The appeal came after Cosla, the umbrella organisation for Scottish councils, warned that authorities are facing a real-terms cut in the next financial year – as well as losing control over a larger proportion of their finances which are being allocated to Scottish Government priorities.

The Scottish Conservative local government spokesperson, Miles Briggs, called for a percentage of Holyrood’s annual budget to be allocated to local councils in order to halt “15 years of this SNP Government underfunding local government in Scotland”.

Mr Briggs added: “There’s increasing concern over the long-term financial sustainability of local government finances and the problems facing our Scottish councils that have been allowed to build up under this government with no reform or leadership shown by SNP minister.

“Put simply, council leaders across Scotland have nothing left they can cut to save money or balance their books.”

Mr Briggs added that his party “want to see a fair deal for local authorities” and an adequate settlement for the Scottish Government from Westminster reflected in their offer to councils.

He called for “a new fair funding formula to make sure that councils receive their fair share of funding”.

Mr Briggs added: “We need to see a sea change and we need to see a new partnership built between the Scottish Government and local authorities.”

Scottish Labour’s Neil Bibby warned that it was “simply unsustainable for the SNP to continue cutting council budgets to the bone”, and hit out at the “pernicious ring-fencing” and cuts.

He said: “Today, the president of Cosla said that tax rises are inevitable, that cuts are inevitable unless the Government delivers an improved financial settlement.

“These are not choices, these are SNP cuts forced on local government as part of a sustained campaign that’s been going on for a decade now and has cost services £937 million since 2013.”

Labour’s finance spokesperson, Daniel Johnson, warned MSPs over the real-life consequences for communities after persistent cuts to local government budgets.

He said: “Over 10 years, local government has seen almost £1 billion cut in real terms from their ability to spend.

“Ultimately, that impacts roads, schools, libraries and playgrounds – those very services are the fabric of our communities, the bedrock that so many people rely on.”

In response, SNP Public Finance Minister Tom Arthur rejected the call, warning that a percentage being allocated to local government could impact NHS budgets and stressed his government remains keen to redraw the financial relationship between Holyrood and local councils.

He said: “We have reaffirmed our commitment to developing a local government fiscal framework in partnership with Cosla.

“It must be workable.

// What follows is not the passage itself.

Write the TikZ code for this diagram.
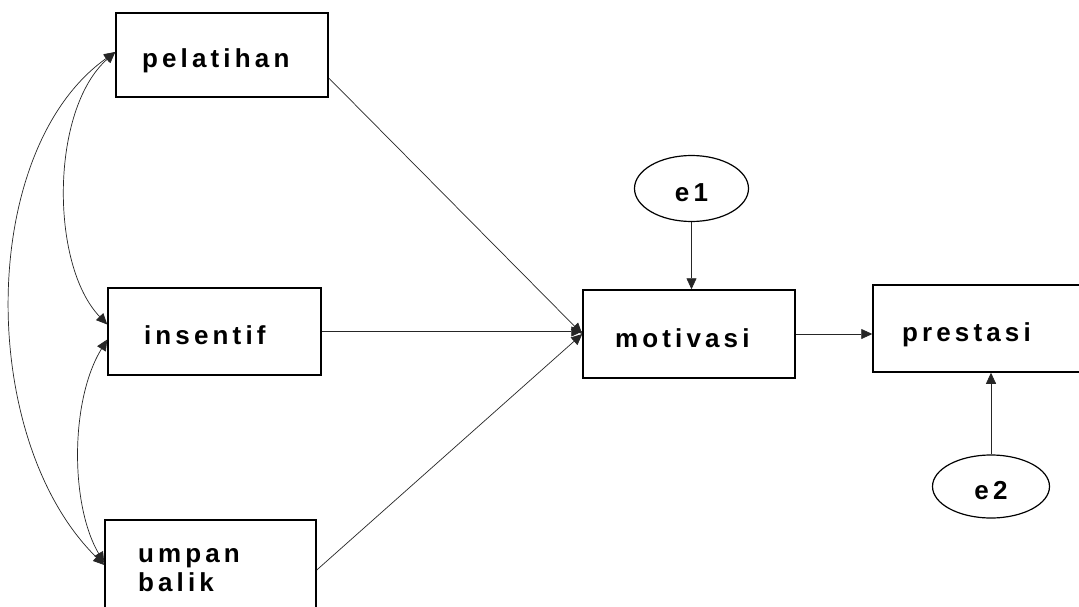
\documentclass[tikz,border=0pt]{standalone}
\usepackage{fontspec}
\newfontfamily\labelfont{Liberation Sans Bold}[LetterSpace=16]
\usetikzlibrary{arrows.meta,shapes.geometric}
\begin{document}
\begin{tikzpicture}[x=1pt,y=-1pt,
  varbox/.style={draw=black, line width=1.5pt, rectangle, inner ysep=0pt,
    inner xsep=30pt, text width=152pt, align=left,
    minimum height=86pt,
    font=\labelfont\fontsize{26}{29}\selectfont},
  lowtext/.style={text height=31pt, text depth=5pt},
  errnode/.style={draw=black, line width=1.2pt, ellipse, inner sep=0pt,
    minimum width=114pt, minimum height=66pt,
    text height=26pt, text depth=0pt,
    font=\labelfont\fontsize{26}{29}\selectfont},
  path/.style={draw=black!85, line width=0.7pt, -{Triangle[length=11pt,width=10pt]}},
  cov/.style={draw=black!85, line width=0.7pt,
    {Triangle[length=11pt,width=10pt]}-{Triangle[length=11pt,width=10pt]}}]
  \useasboundingbox[fill=white] (0,0) rectangle (1079,607);

  % observed variables
  \node[varbox, lowtext, minimum height=84pt, inner xsep=26pt, text width=160pt] (pel) at (222,55) {pelatihan};
  \node[varbox, lowtext, minimum height=87pt, inner xsep=36pt, text width=141pt] (ins) at (214.5,331.5) {insentif};
  \node[varbox, minimum height=100pt, inner xsep=33pt, text width=145pt] (umb) at (210.5,570) {umpan\\balik};
  \node[varbox, lowtext, minimum height=88pt, inner xsep=32pt, text width=148pt] (mot) at (689,334) {motivasi};
  \node[varbox, lowtext, minimum height=87pt, inner xsep=29pt, text width=154pt] (pre) at (979,328.5) {prestasi};

  % error terms
  \node[errnode] (e1) at (691.5,188.5) {e1};
  \node[errnode, minimum width=117pt, minimum height=63pt] (e2) at (991,486.5) {e2};

  % structural paths
  \draw[path] ([yshift=-23pt]pel.east) -- (mot.west);
  \draw[path] (ins.east) -- (ins.east -| mot.west);
  \draw[path] (umb.east) -- (mot.west);
  \draw[path] (mot.east) -- (mot.east -| pre.west);
  \draw[path] (e1.south) -- (e1.south |- mot.north);
  \draw[path] (e2.north) -- (e2.north |- pre.south);

  % covariances between exogenous variables
  \draw[cov] ([yshift=3pt]pel.west) .. controls (50,110) and (50,265) .. ([yshift=7pt]ins.west);
  \draw[cov] ([yshift=3pt]pel.west) .. controls (-23,150) and (-23,440) .. ([yshift=5pt]umb.west);
  \draw[cov] ([yshift=-8pt]ins.west) .. controls (70,400) and (70,505) .. ([yshift=7pt]umb.west);
\end{tikzpicture}
\end{document}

Crucially, it cannot put funding from the NHS at risk.”

Mr Arthur said that it was all very well to demand more money for councils, but pointed the finger at opposition parties for failing to say where the cash should come from, given that next year’s budget has been fully allocated.

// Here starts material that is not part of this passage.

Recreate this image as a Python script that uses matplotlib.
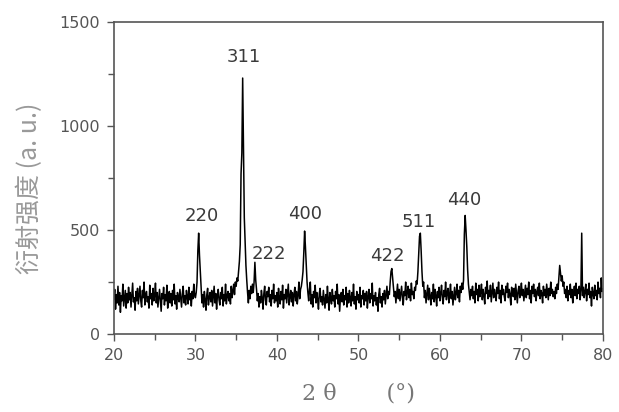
import numpy as np
import matplotlib
matplotlib.use("Agg")
import matplotlib.pyplot as plt
from matplotlib.ticker import MultipleLocator

# 2theta from 20 to 80 deg, step 0.1 (one row = 1 deg)
two_theta = np.round(np.arange(20.0, 80.0001, 0.1), 1)
intensity = [
    170, 215, 120, 190, 150, 230, 140, 200, 105, 185,   # 20
    160, 240, 135, 175, 210, 125, 195, 150, 225, 165,   # 21
    200, 130, 185, 245, 155, 175, 115, 205, 160, 220,   # 22
    145, 190, 230, 160, 130, 210, 175, 250, 140, 185,   # 23
    205, 155, 180, 125, 235, 170, 195, 140, 220, 160,   # 24
    185, 245, 150, 200, 130, 175, 215, 160, 110, 195,   # 25
    170, 225, 140, 190, 160, 235, 125, 180, 205, 150,   # 26
    195, 135, 210, 165, 240, 145, 185, 120, 200, 175,   # 27
    155, 215, 170, 130, 195, 230, 150, 185, 140, 210,   # 28
    180, 145, 225, 165, 195, 135, 205, 170, 240, 190,   # 29
    175, 200, 250, 400, 485, 380, 300, 220, 150, 190,   # 30
    130, 205, 165, 115, 190, 220, 140, 175, 200, 155,   # 31
    210, 135, 180, 230, 150, 195, 120, 185, 215, 165,   # 32
    140, 200, 170, 225, 135, 190, 160, 240, 145, 185,   # 33
    205, 160, 195, 145, 230, 175, 210, 240, 190, 250,   # 34
    230, 270, 255, 300, 350, 430, 770, 870, 1230, 900,  # 35
    560, 440, 330, 260, 200, 150, 210, 170, 230, 195,   # 36
    240, 200, 250, 345, 260, 215, 160, 195, 130, 180,   # 37
    150, 210, 175, 120, 195, 230, 165, 140, 205, 180,   # 38
    225, 155, 190, 135, 210, 170, 240, 150, 185, 160,   # 39
    200, 130, 220, 175, 145, 205, 165, 235, 125, 190,   # 40
    170, 215, 150, 195, 240, 140, 180, 210, 155, 200,   # 41
    135, 190, 225, 160, 205, 145, 185, 250, 170, 215,   # 42
    230, 260, 300, 390, 495, 420, 330, 250, 200, 160,   # 43
    215, 250, 145, 190, 130, 205, 175, 235, 150, 200,   # 44
    165, 120, 195, 220, 155, 180, 140, 210, 170, 125,   # 45
    190, 150, 230, 165, 115, 200, 175, 145, 215, 160,   # 46
    185, 130, 205, 170, 240, 145, 190, 110, 180, 200,   # 47
    155, 215, 140, 185, 165, 225, 130, 195, 150, 210,   # 48
    175, 135, 200, 160, 240, 145, 180, 120, 205, 165,   # 49
    190, 150, 225, 130, 185, 170, 210, 140, 195, 160,   # 50
    205, 125, 180, 215, 150, 195, 170, 245, 135, 185,   # 51
    160, 200, 140, 175, 110, 190, 220, 150, 180, 130,   # 52
    195, 165, 210, 145, 185, 230, 170, 205, 190, 250,   # 53
    300, 315, 270, 230, 180, 205, 150, 195, 240, 170,   # 54
    215, 160, 195, 230, 175, 140, 205, 185, 250, 165,   # 55
    200, 230, 175, 215, 160, 245, 190, 205, 170, 225,   # 56
    210, 255, 240, 300, 380, 470, 485, 400, 300, 230,   # 57
    250, 175, 210, 150, 195, 235, 165, 220, 185, 140,   # 58
    200, 170, 240, 155, 215, 185, 135, 205, 175, 225,   # 59
    160, 195, 235, 175, 145, 210, 180, 250, 165, 200,   # 60
    220, 150, 190, 240, 170, 205, 140, 185, 225, 165,   # 61
    195, 240, 175, 210, 155, 230, 200, 245, 215, 260,   # 62
    480, 570, 500, 420, 310, 240, 200, 165, 215, 185,   # 63
    230, 170, 205, 150, 245, 190, 215, 160, 235, 180,   # 64
    200, 240, 165, 215, 185, 145, 225, 195, 255, 170,   # 65
    210, 180, 235, 155, 200, 245, 175, 215, 190, 160,   # 66
    225, 195, 250, 170, 210, 150, 235, 190, 215, 180,   # 67
    160, 230, 200, 245, 175, 215, 190, 140, 225, 205,   # 68
    180, 220, 165, 240, 195, 150, 210, 230, 175, 205,   # 69
    245, 185, 215, 160, 200, 235, 175, 220, 190, 250,   # 70
    170, 210, 150, 230, 195, 240, 180, 215, 160, 205,   # 71
    225, 185, 245, 170, 210, 195, 150, 230, 185, 215,   # 72
    175, 240, 200, 165, 220, 185, 250, 195, 215, 180,   # 73
    205, 170, 225, 195, 240, 215, 270, 330, 290, 255,   # 74
    280, 230, 250, 195, 215, 175, 230, 160, 210, 190,   # 75
    240, 175, 215, 150, 200, 230, 185, 245, 170, 215,   # 76
    195, 230, 165, 210, 485, 185, 225, 175, 205, 240,   # 77
    160, 215, 190, 245, 175, 205, 135, 225, 195, 170,   # 78
    235, 185, 210, 165, 250, 195, 220, 175, 270, 205,   # 79
    215,                                                # 80.0
]

peak_labels = ["220", "311", "222", "400", "422", "511", "440"]
label_x = [30.8, 35.95, 39.0, 43.4, 53.5, 57.4, 62.95]
label_y = [567, 1332, 385, 577, 375, 538, 644]

fig = plt.figure(figsize=(6.19, 4.12), dpi=100)
ax = fig.add_axes([0.184, 0.189, 0.790, 0.758])

ax.plot(two_theta, intensity, color="black", lw=1.1)

for lab, x, y in zip(peak_labels, label_x, label_y):
    ax.text(x, y, lab, ha="center", va="center", fontsize=13,
            color="#3a3a3a", family="DejaVu Sans")

ax.set_xlim(20, 80)
ax.set_ylim(0, 1500)
ax.xaxis.set_major_locator(MultipleLocator(10))
ax.xaxis.set_minor_locator(MultipleLocator(5))
ax.yaxis.set_major_locator(MultipleLocator(500))
ax.yaxis.set_minor_locator(MultipleLocator(250))
ax.tick_params(which="major", direction="out", length=5, width=1.0,
               color="#555555", labelcolor="#555555", labelsize=11.5, pad=5)
ax.tick_params(which="minor", direction="out", length=4, width=1.0,
               color="#555555")
for s in ax.spines.values():
    s.set_color("#555555")
    s.set_linewidth(1.2)

fig.text(30 / 619, 1 - 188 / 412, "衍射强度 (a. u.)", rotation=90,
         ha="center", va="center", family=["Noto Sans CJK SC", "DejaVu Sans"],
         fontsize=18, color="#999999")
ax.set_xlabel("2 θ       (°)", family="DejaVu Serif", fontsize=16,
              color="#777777", labelpad=14)

fig.savefig("out.png", dpi=100, facecolor="white")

He said: “I recognise members want to see more money for local government. This tends to be an annual debate and year after year after year, what we do not have is where that resources should come from.

“I’m asking in all sincerity, if members want to see additional resource for local government, then from where should it come?”

MSPs voted to reject the Conservatives motion, and instead backed a Scottish Government motion which claims that “the total local government settlement has increased by £588.2 million, or 5.1% in real terms” and acknowledges a “commitment to developing a fiscal framework for local government and delivering a citizens’ assembly on sources of local government funding”.